As Physics in Perspective enters its third decade, it brings much that is new. We introduce a new editorial team; Peter Pesic is stepping aside after five years of assiduous service to the journal and Richard Staley joins Robert P. Crease and Joseph D. Martin as co-editor-in-chief. All three of us aspire to carry forward the exemplary acuity and care that Peter brought to his editorial work. This volume also inaugurates the practice of publishing the previous year’s Pais Prize lecture. The Abraham Pais Prize for History of Physics, awarded annually by the American Physical Society, recognizes outstanding scholarly achievements in the history of physics. Last year’s winner, Oregon State University’s Mary Jo Nye, used the occasion of her lecture to remark on the changes she has seen in the history of physics over her career and to offer observations on how they have (and haven’t) reflected changes in physics itself. We can think of no better touchstone for setting out our editorial vision.

In the course of describing the ways in which the study of physics has broadened over the past century, Nye makes a provocative suggestion. Perhaps, she writes, “physics has arrived at an epistemology not so different than the epistemology of chemical and biological science in which the notion of emergent properties has long coexisted with the search for basic elementary bodies and fundamental laws.” This follows on the heels of the observation that historians of physics have not done all that they might to give proportional attention to all the topics and practices that now fall within the broad rubric of physics. We agree—and add that this is also true of our treatment of earlier periods.

For this reason, we conceive of the “physics” in Physics in Perspective broadly. Yes, we want to learn about the history of the standard model and the machines used to expound it. We want to learn about quantum mechanics and relativity, and about the evolving understanding of the nucleus and of the cosmos. But we also want to learn about where physics interfaced with chemistry, engineering, and metallurgy through the study of molecules and solids. We seek to explore its contributions to our understanding of the geosphere and the atmosphere. We wonder what new insights are to be gained from probing its connections with the sciences of life. And we recognize the need to encourage more systematic inquiry into the many applications of physics.

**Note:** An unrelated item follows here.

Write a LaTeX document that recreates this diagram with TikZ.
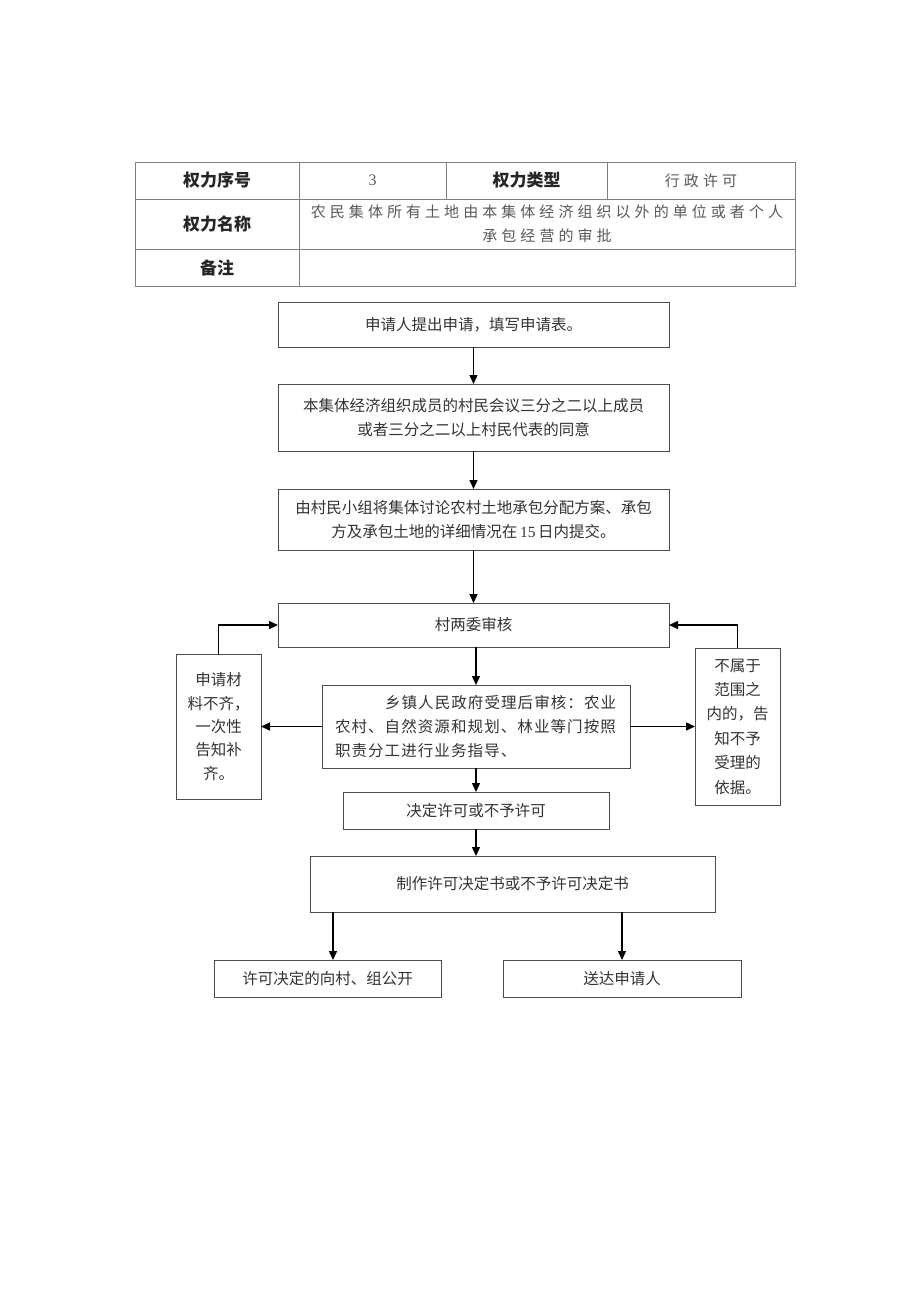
\documentclass[tikz,border=0pt]{standalone}
\usepackage{fontspec}
\setmainfont{Liberation Serif}
\newfontfamily\cjk{Noto Sans CJK SC}
\newfontfamily\cjksp{Noto Sans CJK SC}[LetterSpace=27]
\newfontfamily\cjkwide{Noto Sans CJK SC}[LetterSpace=7]
\usetikzlibrary{arrows.meta}
\definecolor{txt}{HTML}{333333}
\definecolor{bline}{HTML}{4D4D4D}
\definecolor{tline}{HTML}{7F7F7F}
\tikzset{
  cell/.style={draw=tline, line width=0.8pt, inner sep=0pt, outer sep=0pt, align=center, text=txt},
  head/.style={cell, font=\cjk\bfseries\fontsize{17}{20}\selectfont, text=black!85},
  body/.style={cell, font=\cjksp\fontsize{15}{24}\selectfont, text=black!65},
  box/.style={draw=bline, line width=0.9pt, inner sep=0pt, outer sep=0pt, align=center, text=txt, font=\cjk\fontsize{15.5}{24}\selectfont},
  arr/.style={draw=black, line width=1.4pt, -{Triangle[length=9pt,width=8pt]}}
}
\begin{document}
\begin{tikzpicture}[x=1pt,y=-1pt]
\useasboundingbox (0,0) rectangle (920,1301);
\fill[white] (0,0) rectangle (920,1301);
% table
\node[head, minimum width=164pt, minimum height=37pt] (r1c1) at (217,180.5) {权力序号};
\node[body, minimum width=147pt, minimum height=37pt, font=\rmfamily\fontsize{16}{18}\selectfont] (r1c2) at (372.5,180.5) {3};
\node[head, minimum width=161pt, minimum height=37pt] (r1c3) at (526.5,180.5) {权力类型};
\node[body, minimum width=188pt, minimum height=37pt] (r1c4) at (701,180.5) {行政许可};
\node[head, minimum width=164pt, minimum height=50pt] (r2c1) at (217,224) {权力名称};
\node[body, minimum width=496pt, minimum height=50pt] (r2c2) at (547,224) {农民集体所有土地由本集体经济组织以外的单位或者个人\\承包经营的审批};
\node[head, minimum width=164pt, minimum height=37pt] (r3c1) at (217,267.5) {备注};
\node[body, minimum width=496pt, minimum height=37pt] (r3c2) at (547,267.5) {};
% flow
\node[box, minimum width=391pt, minimum height=45pt] (b1) at (473.5,324.5) {申请人提出申请，填写申请表。};
\node[box, minimum width=391pt, minimum height=67pt] (b2) at (473.5,417.5) {本集体经济组织成员的村民会议三分之二以上成员\\或者三分之二以上村民代表的同意};
\node[box, minimum width=391pt, minimum height=61pt] (b3) at (473.5,519.5) {由村民小组将集体讨论农村土地承包分配方案、承包\\方及承包土地的详细情况在{\rmfamily\,15\,}日内提交。};
\node[box, minimum width=391pt, minimum height=44pt] (b4) at (473.5,625) {村两委审核};
\node[box, minimum width=308pt, minimum height=83pt, align=left, text width=282pt, inner xsep=13pt, font=\cjkwide\fontsize{15.5}{24}\selectfont] (b5) at (476,726.5) {\hspace*{50pt}乡镇人民政府受理后审核：农业\\农村、自然资源和规划、林业等门按照\\职责分工进行业务指导、};
\node[box, minimum width=266pt, minimum height=37pt] (b6) at (476,810.5) {决定许可或不予许可};
\node[box, minimum width=405pt, minimum height=56pt] (b7) at (512.5,884) {制作许可决定书或不予许可决定书};
\node[box, minimum width=227pt, minimum height=37pt] (b8) at (327.5,978.5) {许可决定的向村、组公开};
\node[box, minimum width=238pt, minimum height=37pt] (b9) at (622,978.5) {送达申请人};
\node[box, minimum width=85pt, minimum height=145pt, font=\cjk\fontsize{15.5}{23.3}\selectfont] (L) at (218.5,726.5) {申请材\\料不齐，\\一次性\\告知补\\齐。};
\node[box, minimum width=85pt, minimum height=157pt, font=\cjk\fontsize{15.5}{24.4}\selectfont] (R) at (737.5,726.5) {不属于\\范围之\\内的，告\\知不予\\受理的\\依据。};
% connectors
\draw[arr] (b1.south) -- (b2.north);
\draw[arr] (b2.south) -- (b3.north);
\draw[arr] (b3.south) -- (b4.north);
\draw[arr] (b4.south -| b5.north) -- (b5.north);
\draw[arr] (b5.south) -- (b5.south |- b6.north);
\draw[arr] (b6.south) -- (b6.south |- b7.north);
\coordinate (s8) at ([xshift=23pt]b7.south west);
\draw[arr] (s8) -- (s8 |- b8.north);
\draw[arr] (b9.north |- b7.south) -- (b9.north);
\draw[arr] (b5.west) -- (L.east);
\draw[arr] (L.north) |- (b4.west);
\draw[arr] (b5.east) -- (R.west);
\draw[arr] (R.north) |- (b4.east);
\end{tikzpicture}
\end{document}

It is worth observing too that convictions about the identity and scope of physics itself also have a history. Physicists’ instincts—as well as historians’—about what characteristically falls within physics, what lies beside it, and what derives from it, have all changing substantially over time. For Herman von Helmholtz, Ernst Mach, James Clerk Maxwell, and others in the 1850s through the 1880s, for example, physiology, physics, and psychology were like-minded neighbors. They each confronted the physical phenomena of sound and light. They each engaged with how these phenomena interfaced with sense organs. Lewis Mumford’s groundbreaking history of technology noted that intimacy with just these elements underlay many of the most impressive developments of the late nineteenth and early twentieth centuries—the telephone, the phonograph, and motion pictures. Full appreciation of the contributions physics made to these developments can only come in light of an appreciation of the contributions it made to, and received from, physiology and psychology.

Nye, in short, has put us on notice. We cannot claim to offer the “perspective” we promise unless we adopt a catholic attitude toward “physics.” It is in such under-explored areas of the history of physics, as much as in its better-mapped areas, that the gratification of historical insight can be found. We encourage submissions that explore that ground. The big questions about the history of physics are often questions that stretch our idea of what physics was and can be. We see Physics in Perspective as a venue ideally suited to explore those questions.